Transitory rule (important)
Until implementing guidelines anchored on PPSSH are issued, existing policies continue to govern relevant HR systems and mechanisms. This means alignment work proceeds, but detailed “how-to” rules may be issued later through guidelines.
Practical approach: Use PPSSH immediately for self-assessment, leadership development planning, and standards-based coaching, while continuing to follow current implementing rules for HR processes until updated guidelines are released.
For school heads (school-level)
- Leadership self-assessment: baseline your practice per domain/strand, then pick growth priorities.
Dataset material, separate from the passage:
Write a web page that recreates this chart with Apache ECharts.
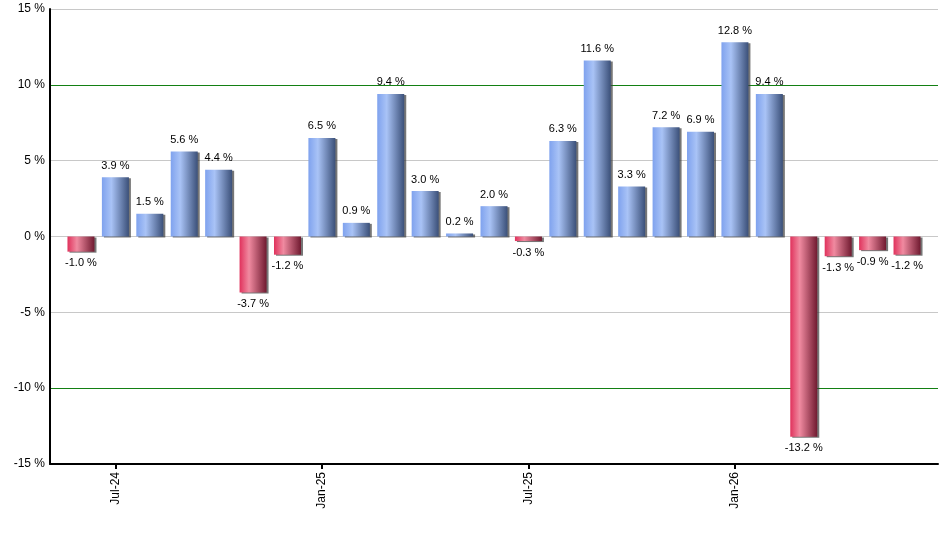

- School improvement alignment: connect SIP/AIP activities to strands (especially 1.2, 1.7, 3.4, 3.5, 5.5).
- Instructional leadership: strengthen coaching, feedback cycles, and learning assessment use (Domain 3).
- People development: build job-embedded PD and performance management routines (Domain 4).
- Stakeholder systems: formalize communication, partnerships, and inclusive practices (Domain 5).
For SDOs/Regions (system-level)
- Design capability-building using the strands as modules (e.g., “Records Management,” “Teacher Performance Feedback”).
- Standardize orientation content and reporting templates for divisions and districts.
- Use PPSSH as a shared language for technical assistance, coaching, and leadership benchmarking.
High-value compliance actions you can do now
- Create a PPSSH leadership priority map (top 8–10 strands for your context).
- Integrate strands into your monitoring tools (especially 1.7 and 3.4–3.6).
- Document stakeholder engagement routines (5.4–5.5) and transparency practices.
- Build a simple leadership portfolio by domain (plans, outputs, results, reflections).
Use these tools to operationalize PPSSH in your school (self-assessment, planning, and evidence collection). You may copy and paste directly to your notes, memos, or school leadership portfolio.
A. PPSSH Self-Assessment Snapshot (Quarterly)
| Domain/Strand | Current practice (What I do now) | Gaps / risks | Next action (30–60 days) | Evidence (MOV) |
|---|---|---|---|---|
| Example: 1.7 M&E processes and tools | [Write your current monitoring system] | [What is missing / weak] | [Specific improvement action] | [Tool, report, dashboard, minutes] |
| Example: 3.3 Teacher performance feedback | [Observation + coaching process] | [Inconsistencies, capacity gaps] | [Coaching cycle design] | [Coaching logs, COT notes] |
B. PPSSH Leadership Development Plan (1 School Year)
| Priority strand | Development goal | Learning strategy | Timeline | Success indicator |
|---|---|---|---|---|
| 2.2 Financial management | Strengthen transparency and timeliness of financial reporting. | Coaching with finance focal; checklist; quarterly review meetings. | Q1–Q4 | 100% compliant reports; audit findings reduced. |
| 5.5 Community engagement | Increase stakeholder participation in priority programs. | Partnership mapping; MOA pipeline; quarterly stakeholder forum. | Q1–Q4 | More partners; higher participation; documented support. |
C. Leadership Portfolio Structure (By Domain)
What to file per domain
- Plans: SIP/AIP extracts, action plans, calendars
- Outputs: memos, programs, tools, committee work
- Results: monitoring reports, dashboards, improvement evidence
- Reflections: what changed, lessons learned, next steps
How to label files
- D1 Leading Strategically
- D2 Operations & Resources
- D3 Teaching & Learning
- D4 Self & Others
- D5 Connections
Example filename: D3_3.3_CoachingLogs_Q1_SY2025-2026.pdf
Recommended reflection prompts (monthly)
- Which strand did I strengthen this month, and what evidence proves it?
- Which leadership decision improved learner conditions most (access, safety, assessment, discipline, engagement)?
- What feedback did teachers/staff give, and what did I change because of it?
- What is my highest-leverage next step for the next 30 days?